— Start DATA SUPPLIED —

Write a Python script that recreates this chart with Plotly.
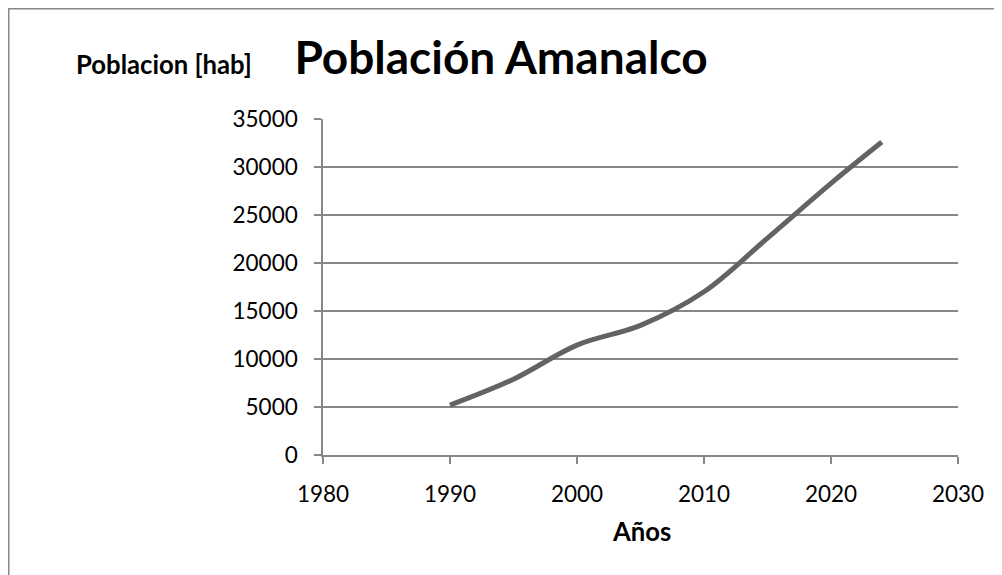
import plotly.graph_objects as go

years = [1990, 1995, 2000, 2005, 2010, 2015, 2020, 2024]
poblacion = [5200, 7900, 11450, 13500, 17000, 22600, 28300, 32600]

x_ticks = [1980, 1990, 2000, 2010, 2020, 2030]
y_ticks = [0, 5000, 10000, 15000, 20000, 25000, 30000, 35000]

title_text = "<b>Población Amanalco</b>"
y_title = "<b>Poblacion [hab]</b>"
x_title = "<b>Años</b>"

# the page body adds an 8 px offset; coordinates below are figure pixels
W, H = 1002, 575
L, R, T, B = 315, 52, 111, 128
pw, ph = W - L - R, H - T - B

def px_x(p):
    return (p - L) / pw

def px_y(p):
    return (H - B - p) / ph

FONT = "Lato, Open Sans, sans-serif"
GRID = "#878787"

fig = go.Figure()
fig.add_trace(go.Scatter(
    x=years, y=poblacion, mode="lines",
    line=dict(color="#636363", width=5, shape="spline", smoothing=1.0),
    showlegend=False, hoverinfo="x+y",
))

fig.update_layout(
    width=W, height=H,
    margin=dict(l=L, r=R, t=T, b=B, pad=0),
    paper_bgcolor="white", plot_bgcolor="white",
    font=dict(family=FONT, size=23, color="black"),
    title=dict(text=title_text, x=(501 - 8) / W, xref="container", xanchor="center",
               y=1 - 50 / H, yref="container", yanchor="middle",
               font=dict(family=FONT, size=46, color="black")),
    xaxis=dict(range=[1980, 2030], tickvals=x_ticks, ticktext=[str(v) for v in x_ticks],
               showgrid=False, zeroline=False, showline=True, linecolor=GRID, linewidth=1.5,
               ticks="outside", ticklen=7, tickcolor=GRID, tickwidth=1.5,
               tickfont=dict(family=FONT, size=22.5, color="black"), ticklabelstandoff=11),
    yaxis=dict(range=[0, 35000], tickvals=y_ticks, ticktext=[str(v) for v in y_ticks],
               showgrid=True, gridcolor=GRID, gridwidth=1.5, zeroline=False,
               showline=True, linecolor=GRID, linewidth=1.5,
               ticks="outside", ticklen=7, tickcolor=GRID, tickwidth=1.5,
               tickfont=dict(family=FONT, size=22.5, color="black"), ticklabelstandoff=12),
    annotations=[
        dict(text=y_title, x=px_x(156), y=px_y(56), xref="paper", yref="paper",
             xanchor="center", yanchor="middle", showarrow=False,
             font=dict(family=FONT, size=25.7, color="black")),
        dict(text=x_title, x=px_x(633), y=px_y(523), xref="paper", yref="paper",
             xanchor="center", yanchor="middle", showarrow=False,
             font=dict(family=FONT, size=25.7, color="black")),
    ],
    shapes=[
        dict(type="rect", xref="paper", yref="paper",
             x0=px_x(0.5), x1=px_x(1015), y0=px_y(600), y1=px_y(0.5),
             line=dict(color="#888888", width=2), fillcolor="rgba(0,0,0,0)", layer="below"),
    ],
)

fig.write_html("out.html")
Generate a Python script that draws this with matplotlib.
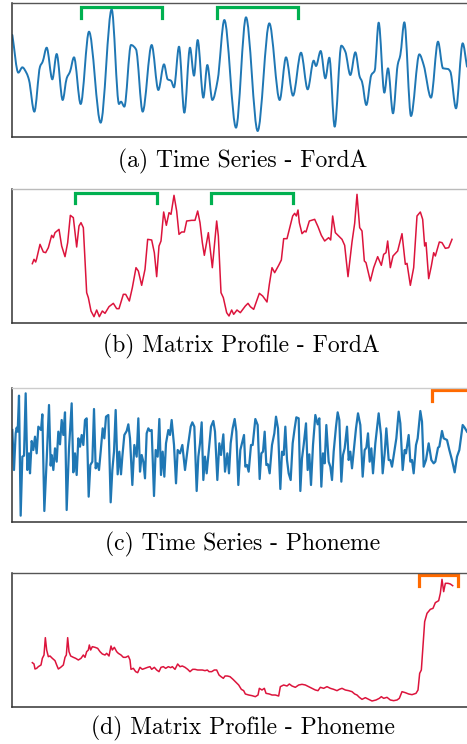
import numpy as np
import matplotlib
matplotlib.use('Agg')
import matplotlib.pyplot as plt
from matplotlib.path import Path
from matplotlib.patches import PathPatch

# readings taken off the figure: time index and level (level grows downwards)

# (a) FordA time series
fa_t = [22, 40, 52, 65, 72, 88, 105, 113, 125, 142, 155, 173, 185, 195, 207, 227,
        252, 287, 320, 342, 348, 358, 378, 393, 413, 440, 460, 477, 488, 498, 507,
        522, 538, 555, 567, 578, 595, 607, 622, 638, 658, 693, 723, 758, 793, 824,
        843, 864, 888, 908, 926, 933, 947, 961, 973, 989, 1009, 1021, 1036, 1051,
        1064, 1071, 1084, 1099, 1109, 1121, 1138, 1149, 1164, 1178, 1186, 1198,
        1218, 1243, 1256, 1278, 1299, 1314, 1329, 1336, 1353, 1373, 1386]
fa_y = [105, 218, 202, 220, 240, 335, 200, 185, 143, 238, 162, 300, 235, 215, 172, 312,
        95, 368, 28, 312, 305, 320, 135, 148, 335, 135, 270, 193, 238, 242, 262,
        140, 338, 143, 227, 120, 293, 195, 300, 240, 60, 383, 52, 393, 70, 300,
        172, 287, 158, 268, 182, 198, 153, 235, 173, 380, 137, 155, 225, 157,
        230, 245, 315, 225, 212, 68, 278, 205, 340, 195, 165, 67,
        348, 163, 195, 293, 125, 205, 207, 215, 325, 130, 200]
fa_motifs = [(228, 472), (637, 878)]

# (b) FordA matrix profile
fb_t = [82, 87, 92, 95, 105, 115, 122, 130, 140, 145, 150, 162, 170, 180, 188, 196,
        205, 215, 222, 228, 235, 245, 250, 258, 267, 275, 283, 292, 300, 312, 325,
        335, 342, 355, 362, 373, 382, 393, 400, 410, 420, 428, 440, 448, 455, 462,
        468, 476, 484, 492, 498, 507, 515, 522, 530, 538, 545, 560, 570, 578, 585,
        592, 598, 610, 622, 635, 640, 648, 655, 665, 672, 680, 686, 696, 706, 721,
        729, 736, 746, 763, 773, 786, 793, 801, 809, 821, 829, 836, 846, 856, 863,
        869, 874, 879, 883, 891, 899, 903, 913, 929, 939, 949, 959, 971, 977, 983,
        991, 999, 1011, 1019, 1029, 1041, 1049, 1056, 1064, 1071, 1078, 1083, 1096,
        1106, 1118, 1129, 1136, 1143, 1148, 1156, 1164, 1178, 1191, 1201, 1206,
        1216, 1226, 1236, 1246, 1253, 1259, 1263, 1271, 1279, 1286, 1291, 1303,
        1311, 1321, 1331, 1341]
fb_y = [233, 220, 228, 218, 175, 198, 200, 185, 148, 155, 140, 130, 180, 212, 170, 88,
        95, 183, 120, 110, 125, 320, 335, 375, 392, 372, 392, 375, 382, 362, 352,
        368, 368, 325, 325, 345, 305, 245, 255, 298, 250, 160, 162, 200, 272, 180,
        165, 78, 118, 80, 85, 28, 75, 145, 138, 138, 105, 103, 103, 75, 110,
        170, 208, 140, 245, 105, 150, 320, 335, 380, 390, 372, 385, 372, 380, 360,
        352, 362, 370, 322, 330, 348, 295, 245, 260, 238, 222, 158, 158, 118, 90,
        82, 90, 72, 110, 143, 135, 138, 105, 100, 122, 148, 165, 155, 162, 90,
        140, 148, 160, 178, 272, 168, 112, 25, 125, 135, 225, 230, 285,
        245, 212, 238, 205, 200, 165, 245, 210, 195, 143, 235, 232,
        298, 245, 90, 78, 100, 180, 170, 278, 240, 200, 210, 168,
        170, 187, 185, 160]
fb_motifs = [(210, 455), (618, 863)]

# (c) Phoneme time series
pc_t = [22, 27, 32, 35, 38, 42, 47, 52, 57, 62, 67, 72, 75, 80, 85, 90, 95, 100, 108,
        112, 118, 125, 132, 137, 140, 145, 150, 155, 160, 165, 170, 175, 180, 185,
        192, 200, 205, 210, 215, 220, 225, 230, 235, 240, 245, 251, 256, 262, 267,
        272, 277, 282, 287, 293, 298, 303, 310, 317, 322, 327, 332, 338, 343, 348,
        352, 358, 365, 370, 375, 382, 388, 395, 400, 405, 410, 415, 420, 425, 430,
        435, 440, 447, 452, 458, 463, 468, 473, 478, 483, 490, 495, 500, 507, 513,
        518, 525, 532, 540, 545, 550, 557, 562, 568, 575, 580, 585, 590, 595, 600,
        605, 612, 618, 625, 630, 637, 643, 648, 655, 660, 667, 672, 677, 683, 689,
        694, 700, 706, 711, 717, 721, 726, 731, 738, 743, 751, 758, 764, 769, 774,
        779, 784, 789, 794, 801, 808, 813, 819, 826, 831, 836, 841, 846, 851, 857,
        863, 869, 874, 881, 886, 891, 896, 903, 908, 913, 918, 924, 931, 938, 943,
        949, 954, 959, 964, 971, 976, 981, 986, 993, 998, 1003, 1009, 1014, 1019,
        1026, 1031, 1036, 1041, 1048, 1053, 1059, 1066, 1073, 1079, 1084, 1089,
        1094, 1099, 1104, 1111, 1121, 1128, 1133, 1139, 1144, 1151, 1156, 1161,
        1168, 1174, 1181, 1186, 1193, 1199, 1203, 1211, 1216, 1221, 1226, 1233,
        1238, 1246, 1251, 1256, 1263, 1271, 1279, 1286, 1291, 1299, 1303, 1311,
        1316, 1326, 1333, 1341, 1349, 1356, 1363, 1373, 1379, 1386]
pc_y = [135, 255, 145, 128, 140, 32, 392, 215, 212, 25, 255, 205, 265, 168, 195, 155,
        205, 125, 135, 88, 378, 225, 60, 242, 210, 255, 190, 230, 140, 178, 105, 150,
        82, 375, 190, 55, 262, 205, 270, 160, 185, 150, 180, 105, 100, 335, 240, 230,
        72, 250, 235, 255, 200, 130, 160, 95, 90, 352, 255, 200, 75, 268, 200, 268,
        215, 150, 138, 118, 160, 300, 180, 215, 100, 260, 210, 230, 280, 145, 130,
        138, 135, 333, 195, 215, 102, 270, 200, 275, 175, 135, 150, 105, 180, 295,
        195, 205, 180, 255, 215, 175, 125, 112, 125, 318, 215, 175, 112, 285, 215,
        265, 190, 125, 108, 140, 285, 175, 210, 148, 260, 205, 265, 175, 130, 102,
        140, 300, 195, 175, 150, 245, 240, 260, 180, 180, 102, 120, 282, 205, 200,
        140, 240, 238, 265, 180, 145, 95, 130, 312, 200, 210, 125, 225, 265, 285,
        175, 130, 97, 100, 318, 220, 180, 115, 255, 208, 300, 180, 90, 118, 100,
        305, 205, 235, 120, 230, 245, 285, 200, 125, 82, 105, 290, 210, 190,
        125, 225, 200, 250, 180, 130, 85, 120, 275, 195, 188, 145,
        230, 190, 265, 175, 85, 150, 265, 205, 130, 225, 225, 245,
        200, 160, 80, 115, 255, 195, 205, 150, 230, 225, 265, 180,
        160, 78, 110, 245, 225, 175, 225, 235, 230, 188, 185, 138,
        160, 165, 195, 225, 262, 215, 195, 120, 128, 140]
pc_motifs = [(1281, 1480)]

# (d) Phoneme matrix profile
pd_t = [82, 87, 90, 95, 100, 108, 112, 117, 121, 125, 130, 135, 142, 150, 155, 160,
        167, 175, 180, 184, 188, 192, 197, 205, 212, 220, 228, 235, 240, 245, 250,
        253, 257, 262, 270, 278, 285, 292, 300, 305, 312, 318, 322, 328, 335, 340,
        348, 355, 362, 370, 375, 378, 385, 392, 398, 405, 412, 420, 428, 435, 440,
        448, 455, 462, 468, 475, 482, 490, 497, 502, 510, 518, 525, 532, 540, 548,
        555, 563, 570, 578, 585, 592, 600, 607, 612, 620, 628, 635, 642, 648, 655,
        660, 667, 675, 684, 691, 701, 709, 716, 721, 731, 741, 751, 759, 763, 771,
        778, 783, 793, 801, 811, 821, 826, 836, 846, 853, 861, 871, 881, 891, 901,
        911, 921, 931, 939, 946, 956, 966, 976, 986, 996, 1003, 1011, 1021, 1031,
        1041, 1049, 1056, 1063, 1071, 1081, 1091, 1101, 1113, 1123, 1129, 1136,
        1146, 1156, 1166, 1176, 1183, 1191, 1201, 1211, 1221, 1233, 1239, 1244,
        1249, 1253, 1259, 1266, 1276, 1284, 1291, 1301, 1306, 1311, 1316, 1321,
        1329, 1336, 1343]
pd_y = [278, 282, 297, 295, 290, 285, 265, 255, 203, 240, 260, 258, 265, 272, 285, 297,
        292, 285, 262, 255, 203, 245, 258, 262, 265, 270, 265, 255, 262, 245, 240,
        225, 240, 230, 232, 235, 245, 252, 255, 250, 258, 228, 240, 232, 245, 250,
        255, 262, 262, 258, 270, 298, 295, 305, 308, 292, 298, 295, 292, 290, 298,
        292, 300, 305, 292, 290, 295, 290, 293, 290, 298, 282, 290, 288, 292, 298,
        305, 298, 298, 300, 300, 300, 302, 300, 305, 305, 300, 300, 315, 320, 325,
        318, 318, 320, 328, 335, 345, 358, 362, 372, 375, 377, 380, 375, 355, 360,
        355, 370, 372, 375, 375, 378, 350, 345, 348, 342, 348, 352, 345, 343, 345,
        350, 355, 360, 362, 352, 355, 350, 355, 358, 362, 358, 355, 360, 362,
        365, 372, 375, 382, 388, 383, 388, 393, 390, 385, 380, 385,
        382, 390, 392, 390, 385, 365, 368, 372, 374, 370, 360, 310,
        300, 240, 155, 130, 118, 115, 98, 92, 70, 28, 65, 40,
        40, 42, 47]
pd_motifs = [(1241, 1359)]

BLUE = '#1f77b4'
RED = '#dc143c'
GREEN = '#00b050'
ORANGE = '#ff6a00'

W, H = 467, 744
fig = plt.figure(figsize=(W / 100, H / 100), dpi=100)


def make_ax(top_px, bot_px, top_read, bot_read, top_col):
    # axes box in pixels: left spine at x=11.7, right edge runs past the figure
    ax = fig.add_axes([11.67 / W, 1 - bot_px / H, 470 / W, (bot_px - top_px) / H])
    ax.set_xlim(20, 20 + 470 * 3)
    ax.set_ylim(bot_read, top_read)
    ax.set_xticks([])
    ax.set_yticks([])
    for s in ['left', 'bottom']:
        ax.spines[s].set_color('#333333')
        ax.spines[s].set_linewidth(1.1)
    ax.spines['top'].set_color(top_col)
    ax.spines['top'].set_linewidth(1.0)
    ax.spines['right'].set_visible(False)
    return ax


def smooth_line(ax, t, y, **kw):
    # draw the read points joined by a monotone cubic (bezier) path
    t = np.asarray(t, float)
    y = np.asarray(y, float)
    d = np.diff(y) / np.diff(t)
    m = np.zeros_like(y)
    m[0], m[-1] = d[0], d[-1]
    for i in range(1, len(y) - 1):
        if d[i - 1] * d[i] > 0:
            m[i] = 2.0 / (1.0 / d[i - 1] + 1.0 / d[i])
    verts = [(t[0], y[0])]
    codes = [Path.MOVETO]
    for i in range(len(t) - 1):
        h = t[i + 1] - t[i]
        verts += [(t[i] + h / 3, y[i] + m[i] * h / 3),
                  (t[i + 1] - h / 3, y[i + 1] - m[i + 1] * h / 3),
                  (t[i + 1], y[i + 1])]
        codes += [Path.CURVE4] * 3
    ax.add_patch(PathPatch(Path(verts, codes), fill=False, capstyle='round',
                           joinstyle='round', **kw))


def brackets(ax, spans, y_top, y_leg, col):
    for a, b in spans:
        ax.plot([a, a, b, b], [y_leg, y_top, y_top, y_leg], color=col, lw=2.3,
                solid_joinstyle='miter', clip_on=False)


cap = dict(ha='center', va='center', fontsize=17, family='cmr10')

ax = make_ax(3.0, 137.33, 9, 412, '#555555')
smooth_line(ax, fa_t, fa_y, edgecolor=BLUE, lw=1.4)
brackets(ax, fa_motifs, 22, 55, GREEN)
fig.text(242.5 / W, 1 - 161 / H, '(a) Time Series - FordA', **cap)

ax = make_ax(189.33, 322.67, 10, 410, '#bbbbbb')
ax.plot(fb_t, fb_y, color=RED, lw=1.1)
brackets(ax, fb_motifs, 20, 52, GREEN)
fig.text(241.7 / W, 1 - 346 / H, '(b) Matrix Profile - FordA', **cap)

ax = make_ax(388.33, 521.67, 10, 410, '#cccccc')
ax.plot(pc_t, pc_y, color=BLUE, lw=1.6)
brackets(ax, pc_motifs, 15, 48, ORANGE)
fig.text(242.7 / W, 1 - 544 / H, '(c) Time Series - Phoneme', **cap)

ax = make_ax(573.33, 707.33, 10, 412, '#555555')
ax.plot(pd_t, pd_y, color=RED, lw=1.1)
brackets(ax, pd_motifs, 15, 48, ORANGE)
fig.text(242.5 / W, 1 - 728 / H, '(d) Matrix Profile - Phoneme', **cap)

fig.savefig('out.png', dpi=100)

— End DATA SUPPLIED —

▶ TASK DESCRIPTION: Skip the pictures. Set down only the lines from the one containing "Generate a Python" through the one containing "# readings taken", exactly as they appear, ends included.

▶ WRITTEN ANSWER:
Generate a Python script that draws this with matplotlib.
import numpy as np
import matplotlib
matplotlib.use('Agg')
import matplotlib.pyplot as plt
from matplotlib.path import Path
from matplotlib.patches import PathPatch

# readings taken off the figure: time index and level (level grows downwards)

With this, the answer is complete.